Proposed housing development has Edgemont residents concerned


Some Edgemont residents are concerned with a proposed development they say threatens environmental green space. But the developer, Bob Jones, sees the project as a way to enhance the community and incentivize current residents to stay in Provo.

Talk of development began in May when Jones gathered a group of neighborhood residents to discuss the proposal.

Angela Mourik, an Edgemont resident since 2004, was surprised when she received a notice on her gate explaining the development proposal. Following this notice, she attended a meeting that explained more project details. 

“I was horrified at the nature of what was being proposed,” Mourik said.

Mourik and other residents are concerned about the new residential development having a higher density than what is typically found in the area, especially since the development is proposed for such sensitive land. Mourik explained that there are fire, run-off and seismic issues, and the contour of the mountain causes concern because land in the foothills area is considered sensitive.

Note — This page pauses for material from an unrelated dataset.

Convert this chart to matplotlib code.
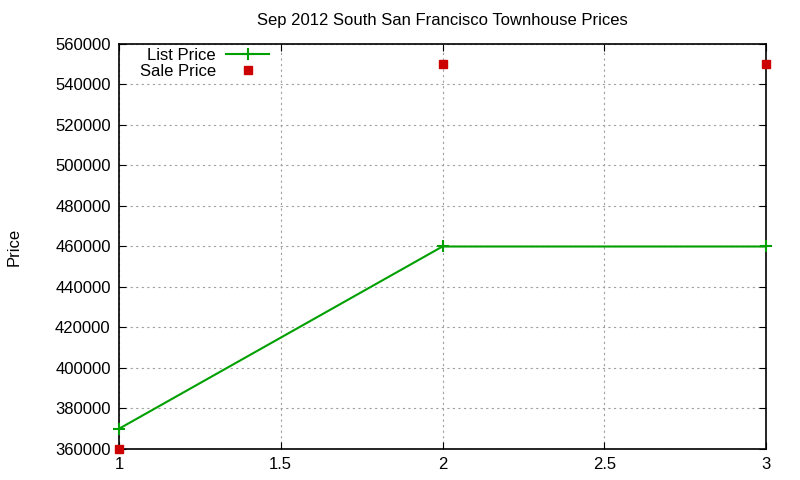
import matplotlib
matplotlib.use('Agg')
import matplotlib.pyplot as plt

# data
x = [1, 2, 3]
list_price = [370000, 460000, 460000]
sale_price = [360000, 550000, 550000]
xticks = [1, 1.5, 2, 2.5, 3]
yticks = list(range(360000, 560001, 20000))

plt.rcParams['font.family'] = ['Liberation Sans', 'DejaVu Sans']

fig = plt.figure(figsize=(8, 4.8), dpi=100)
ax = fig.add_axes([119/800, 31/480, 647/800, 405/480])

ax.plot(x, list_price, color='#00a000', lw=1.5, marker='+', ms=8, mew=1.5,
        label='List Price', clip_on=False, zorder=3)
ax.plot(x, sale_price, ls='none', color='#cc0000', marker='s', ms=6,
        label='Sale Price', clip_on=False, zorder=4)

ax.set_xlim(1, 3)
ax.set_ylim(360000, 560000)
ax.set_xticks(xticks)
ax.set_xticklabels(['1', '1.5', '2', '2.5', '3'])
ax.set_yticks(yticks)
ax.set_yticklabels([str(v) for v in yticks])
ax.tick_params(direction='in', top=True, right=True, labelsize=12, length=5, color='black', pad=6)
ax.grid(True, color='#a0a0a0', ls=(0, (2, 3)), lw=0.8)
for s in ax.spines.values():
    s.set_linewidth(1.2)

ax.set_title('Sep 2012 South San Francisco Townhouse Prices', fontsize=12, pad=14)
ax.set_ylabel('Price', fontsize=12, labelpad=24)

ax.legend(loc='upper left', frameon=False, markerfirst=False, fontsize=12,
          handlelength=2.6, borderaxespad=0.2, labelspacing=0.05, handletextpad=0.6,
          bbox_to_anchor=(0.017, 1.015))

fig.savefig('out.png', dpi=100)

Edgemont resident Kaye Nelson also has hesitations about the development.

“There’s no infrastructure, no sewage and no utilities. This development would totally ruin the urban and rural feel of the area,” Nelson said.

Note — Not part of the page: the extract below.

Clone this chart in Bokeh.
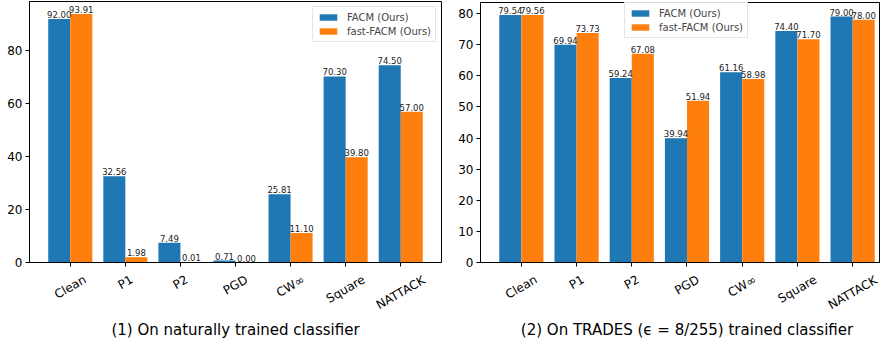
import math
from bokeh.plotting import figure
from bokeh.models import ColumnDataSource, FixedTicker, Range1d, Legend, LegendItem
from bokeh.layouts import row, column
from bokeh.core.properties import value
from bokeh.embed import file_html
from bokeh.resources import INLINE

categories = ["Clean", "P1", "P2", "PGD", "CW∞", "Square", "NATTACK"]
natural_facm = [92.00, 32.56, 7.49, 0.71, 25.81, 70.30, 74.50]
natural_fast = [93.91, 1.98, 0.01, 0.00, 11.10, 39.80, 57.00]
trades_facm = [79.54, 69.94, 59.24, 39.94, 61.16, 74.40, 79.00]
trades_fast = [79.56, 73.73, 67.08, 51.94, 58.98, 71.70, 78.00]
series_names = ["FACM (Ours)", "fast-FACM (Ours)"]
natural_yticks = [0, 20, 40, 60, 80]
trades_yticks = [0, 10, 20, 30, 40, 50, 60, 70, 80]
captions = ["(1) On naturally trained classifier",
            "(2) On TRADES (\u03f5 = 8/255) trained classifier"]

FONT = "DejaVu Sans"
BLUE = "#1f77b4"
ORANGE = "#ff7f0e"
BW = 0.4
TICK_FS = 12
ANGLE = math.pi / 6
XSTART = -0.74
TOP_H = 270      # chart part (frame + ticks)
BOT_H = 69       # strip below holding rotated category labels and caption

# approximate DejaVu Sans advance widths (em) for centring rotated tick labels
CHAR_W = {"C": .698, "l": .278, "e": .615, "a": .613, "n": .634, "P": .603, "1": .636,
          "2": .636, "G": .775, "D": .770, "W": .989, "∞": .833, "S": .635, "q": .635,
          "u": .634, "r": .411, "N": .748, "A": .684, "T": .611, "K": .656}


def text_w(s):
    return sum(CHAR_W.get(ch, 0.6) for ch in s) * TICK_FS


def make_panel(facm, fast, yticks, width, bl, br, bt, xend, legend_loc):
    idx = list(range(len(categories)))
    ymax = max(max(facm), max(fast)) * 1.05
    p = figure(width=width, height=TOP_H, output_backend="svg", toolbar_location=None,
               x_range=Range1d(XSTART, xend), y_range=Range1d(0, ymax),
               min_border_left=bl, min_border_right=br, min_border_top=bt,
               min_border_bottom=8)
    p.xgrid.visible = False
    p.ygrid.visible = False
    p.outline_line_color = "black"
    p.outline_line_width = 1
    p.background_fill_color = "white"

    src1 = ColumnDataSource(dict(x=[i - BW / 2 for i in idx], top=facm,
                                 lab=["%.2f" % v for v in facm]))
    src2 = ColumnDataSource(dict(x=[i + BW / 2 for i in idx], top=fast,
                                 lab=["%.2f" % v for v in fast]))
    r1 = p.vbar(x="x", top="top", width=BW, source=src1, fill_color=BLUE, line_color=None)
    r2 = p.vbar(x="x", top="top", width=BW, source=src2, fill_color=ORANGE, line_color=None)
    for s in (src1, src2):
        p.text(x="x", y="top", text="lab", source=s, text_align="center",
               text_baseline="bottom", text_font_size="8.5px", text_color="#222222",
               text_font=value(FONT), y_offset=-1)

    # x axis: tick marks only (category names are drawn rotated in the strip below)
    p.xaxis.ticker = FixedTicker(ticks=idx)
    p.xaxis.major_label_overrides = {i: "" for i in idx}
    p.xaxis.major_label_text_font_size = "0px"
    p.xaxis.major_label_standoff = 0
    p.yaxis.ticker = FixedTicker(ticks=yticks)
    p.yaxis.major_label_text_font = FONT
    p.yaxis.major_label_text_font_size = "%dpx" % TICK_FS
    p.yaxis.major_label_text_color = "black"
    p.yaxis.major_label_standoff = 3
    for ax in (p.xaxis[0], p.yaxis[0]):
        ax.axis_line_color = "black"
        ax.major_tick_line_color = "black"
        ax.major_tick_out = 4
        ax.major_tick_in = 0
        ax.minor_tick_out = 0
        ax.minor_tick_in = 0

    legend = Legend(items=[LegendItem(label=series_names[0], renderers=[r1]),
                           LegendItem(label=series_names[1], renderers=[r2])],
                    location=legend_loc, label_text_font=FONT,
                    label_text_font_size="10px", glyph_width=22, glyph_height=8,
                    label_height=12, label_standoff=8, spacing=2, padding=4, margin=5,
                    border_line_color="#cccccc", border_line_width=1,
                    background_fill_alpha=0.9)
    p.add_layout(legend)
    return p


def make_strip(caption, width, bl, br, xend):
    idx = list(range(len(categories)))
    s = figure(width=width, height=BOT_H, output_backend="svg", toolbar_location=None,
               x_range=Range1d(XSTART, xend), y_range=Range1d(0, BOT_H),
               x_axis_location=None, y_axis_location=None,
               min_border_left=bl, min_border_right=br, min_border_top=0,
               min_border_bottom=0)
    s.xgrid.visible = False
    s.ygrid.visible = False
    s.outline_line_color = None
    # matplotlib style: rotated label's bounding box centred under its tick
    top = BOT_H - 2
    ys = [top - (text_w(c) * math.sin(ANGLE) + 12.1) / 2 for c in categories]
    s.text(x=idx, y=ys, text=categories, angle=ANGLE, text_align="center",
           text_baseline="middle", text_font=value(FONT),
           text_font_size="%dpx" % TICK_FS, text_color="black")
    s.text(x=[(XSTART + 6.74) / 2], y=[10], text=[caption], text_align="center",
           text_baseline="middle", text_font=value(FONT), text_font_size="15px",
           text_color="black")
    return s


p1 = make_panel(natural_facm, natural_fast, natural_yticks,
                452, 29, 11, 1, 6.74, "top_right")
s1 = make_strip(captions[0], 452, 29, 11, 6.74)
p2 = make_panel(trades_facm, trades_fast, trades_yticks,
                428, 28, 0, 2, 6.505, (144, 224))
s2 = make_strip(captions[1], 428, 28, 0, 6.505)
p = row(column(p1, s1), column(p2, s2))

open("out.html", "w").write(file_html(p, INLINE))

Since the plan has been proposed, adjustments to make the development conducive to its surroundings have been made.

Rondo Fehlberg, who is helping oversee the development, said the development is perfectly consistent with Provo’s long-range plans and that the densities are lower than Provo’s long-range density plan for this area.

Although the project has been scaled down in size, residents still worry about the impact it would have on the environment, traffic, taxes, roads and property values.

“We are not anti-development; we are pro-development in the right places for a sustainable environment looking forward,” Mourik said. 

A group of Edgemont residents put together a petition to document those in opposition to the development. The petition has around 1,500 signatures.

The development director believes there have been misunderstandings between the actual development and what Edgemont residents believe is happening.

“Residents are concerned about the development because of the shock of it,” Jones said. “We are building a low-density, nature-sensitive project, with the infrastructure paid for by me, where Provo City hasn’t had the money to do something like this before.”

Jones said he believes this planned development will be a jewel in the city of Provo, providing an upscale area full of natural habitats and water features, which is not something that the city currently has. Jones said this development would bring much-needed infrastructure at no cost to Provo residents and will play a key role in incentivizing people to live in Provo long term. 

“There’s a large amount of young entrepreneurs and business graduates leaving Provo to find the kinds of living circumstances they like,” Jones said. “Providing a much-needed area in Provo will help keep those promising young business professionals in the city.”

The proposed development would cover 168.5 acres, with 58.7 acres of conservation acreage and 190 residential lots. The development would also include homeowners association centers, pickleball courts, orchards and pavilions.

Jones himself is planning to live in the development and become a permanent Provo resident.

“The city has been tough on us,” he said. “We’ve really adjusted the plan from what we originally wanted to do to meet the needs of the community, and we look forward to being good neighbors in Provo City.”